McKim, Mead & White’s houses of the early eighties, several of them equally fine, are usually rather more elaborate in their massing and are likely to be enlivened with much imaginative detail.[[341]] Some of the detail recalls this or that style of the past, but all of it is thoroughly personalized by White’s delicate hand. One of their best houses is the one for Isaac Bell, Jr, built in 1881-2 in Bellevue Avenue in Newport, R.I. (Plate #126:pl126). This is less unified externally than the Stoughton house but more open in plan (Figure [27]). A wide veranda, with very elegant bamboo-like supports, extends around two fronts, expanding into a two-storeyed open pavilion on the right. This pavilion provides a semicircular void to balance the round tower at the rear left corner. The patterns of the original cut shingles on this house, although obviously suggested by English tiling, are much softer and more graceful, almost bringing to mind birds’ plumage.

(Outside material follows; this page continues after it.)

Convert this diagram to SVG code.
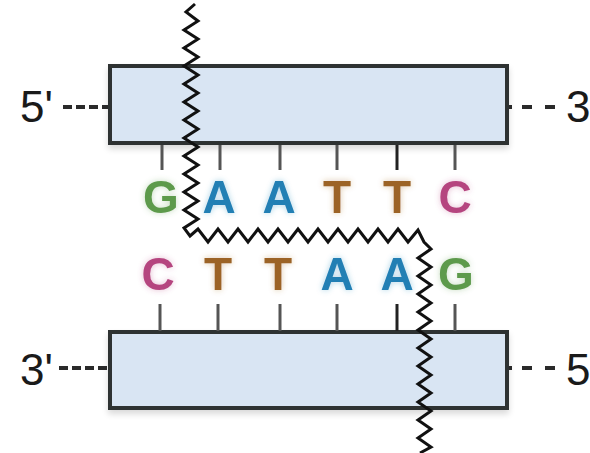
<svg xmlns="http://www.w3.org/2000/svg" width="590" height="453" viewBox="0 0 590 453">
<defs>
<filter id="glow" x="-30%" y="-30%" width="160%" height="160%">
<feGaussianBlur in="SourceGraphic" stdDeviation="3" result="b"/>
<feComponentTransfer in="b" result="c"><feFuncA type="linear" slope="0.35"/></feComponentTransfer>
<feMerge><feMergeNode in="c"/><feMergeNode in="SourceGraphic"/></feMerge>
</filter>
<filter id="shadow" x="-5%" y="-10%" width="110%" height="130%">
<feGaussianBlur in="SourceAlpha" stdDeviation="3"/>
<feOffset dx="0" dy="4" result="o"/>
<feComponentTransfer><feFuncA type="linear" slope="0.15"/></feComponentTransfer>
<feMerge><feMergeNode/><feMergeNode in="SourceGraphic"/></feMerge>
</filter>
</defs>
<style>
.box{fill:#d9e5f3;stroke:#2e3033;stroke-width:4}
.lbl{font-family:"Liberation Sans",Arial,sans-serif;font-size:44px;fill:#1a1a1a}
.dash{stroke:#2a2a2a;stroke-width:4;fill:none}
.tick{stroke:#555;stroke-width:3}
.base{font-family:"Liberation Sans",Arial,sans-serif;font-size:46px;font-weight:bold;text-anchor:middle}
.G{fill:#5d9a4c}.A{fill:#217fb4}.T{fill:#9c6428}.C{fill:#b5447f}
.cut{fill:none;stroke:#111;stroke-width:3;stroke-linejoin:miter}
</style>
<g id="top-strand">
<rect class="box" x="110" y="66" width="397" height="77" filter="url(#shadow)"/>
<text class="lbl" x="20" y="122">5'</text>
<line class="dash" x1="63" y1="107" x2="108" y2="107" stroke-dasharray="9,4"/>
<line class="dash" x1="509" y1="107" x2="556" y2="107" stroke-dasharray="3,10,10,13,10"/>
<text class="lbl" x="566" y="122">3'</text>
<line class="tick" x1="162" y1="145" x2="162" y2="170"/>
<line class="tick" x1="220" y1="145" x2="220" y2="170"/>
<line class="tick" x1="280" y1="145" x2="280" y2="170"/>
<line class="tick" x1="337" y1="145" x2="337" y2="170"/>
<line class="tick" x1="397" y1="145" x2="397" y2="170" style="stroke:#222"/>
<line class="tick" x1="455" y1="145" x2="455" y2="170"/>
<g filter="url(#glow)">
<text class="base G" x="161" y="213">G</text>
<text class="base A" x="219" y="213">A</text>
<text class="base A" x="279" y="213">A</text>
<text class="base T" x="337" y="213">T</text>
<text class="base T" x="397" y="213">T</text>
<text class="base C" x="455" y="213">C</text>
</g>
</g>
<g id="bottom-strand">
<rect class="box" x="110" y="332" width="397" height="76" filter="url(#shadow)"/>
<text class="lbl" x="20" y="385">3'</text>
<line class="dash" x1="59" y1="368" x2="108" y2="368" stroke-dasharray="9,4"/>
<line class="dash" x1="509" y1="368" x2="556" y2="368" stroke-dasharray="3,10,10,13,10"/>
<text class="lbl" x="566" y="385">5'</text>
<line class="tick" x1="160" y1="304" x2="160" y2="331"/>
<line class="tick" x1="218" y1="304" x2="218" y2="331"/>
<line class="tick" x1="280" y1="304" x2="280" y2="331"/>
<line class="tick" x1="337" y1="304" x2="337" y2="331"/>
<line class="tick" x1="397" y1="304" x2="397" y2="331" style="stroke:#222"/>
<line class="tick" x1="455" y1="304" x2="455" y2="331"/>
<g filter="url(#glow)">
<text class="base C" x="158" y="290">C</text>
<text class="base T" x="218" y="290">T</text>
<text class="base T" x="278" y="290">T</text>
<text class="base A" x="337" y="290">A</text>
<text class="base A" x="397" y="290">A</text>
<text class="base G" x="456" y="290">G</text>
</g>
</g>
<g id="connectors">
<polyline class="cut" points="195,4 186,12 198,21 184,30 198,39 184,48 198,57 184,66 198,75 184,84 198,93 184,102 198,111 184,120 198,129 184,138 198,147 184,156 198,165 184,174 198,183 184,192 198,201 184,210 198,219 184,228 190,236 198,229 208,242 218,229 228,242 238,229 248,242 258,229 268,242 278,229 288,242 298,229 308,242 318,229 328,242 338,229 348,242 358,229 368,242 378,229 388,242 398,229 408,242 418,230 424,242 431,249 418,258 431,267 418,276 431,285 418,294 431,303 418,312 431,321 418,330 431,339 418,348 431,357 418,366 431,375 418,384 431,393 418,402 431,411 418,420 431,429 418,438 431,447 420,453"/>
</g>
</svg>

Inside, the hall is articulated by a wide ingle-nook, rather dark and low, in sharpest contrast to the great flight of stairs beyond down which floods light from the window-wall at the half landing. Twenty-five-foot sliding doors, hung from above, make it possible to open the drawing room through almost its entire length into the hall. The Bell dining room, connecting at its end through French windows with the curved portion of the veranda, has some of the finest of White’s orientalizing detail. This is much more original than that in the new library he decorated at this time in the Sherman house or the dining room he added to Upjohn’s Kingscote, both also in Newport.
McKim, Mead & White’s slightly earlier H. Victor Newcomb house of 1880-1 in Elberon, N.J., is at once clumsier and more Shavian externally than the Bell house; but the spatial treatment of the living-hall is most original and very significant for later developments (Plate [125A]). The main rectangular space, of which the shape is emphasized by the ceiling beams and by the abstract geometrical pattern of the floor, seems to flow out in various directions into other rooms and into several bays and nooks; but the actual room-space is sharply defined by a continuous frieze-like member that becomes an open wooden grille above the various openings. There can be little question that the major influence here is from the Japanese[[342]] interior, but from the Japanese interior understood as architecture. This is not just a superficial matter of Nesfieldian japonisme such as White was employing so much in his ornament in these years. The Kingscote dining room has somewhat similar spatial qualities but more eclectic detailing and richer materials: marble, Tiffany glass tiles, cork panels, stained glass, etc.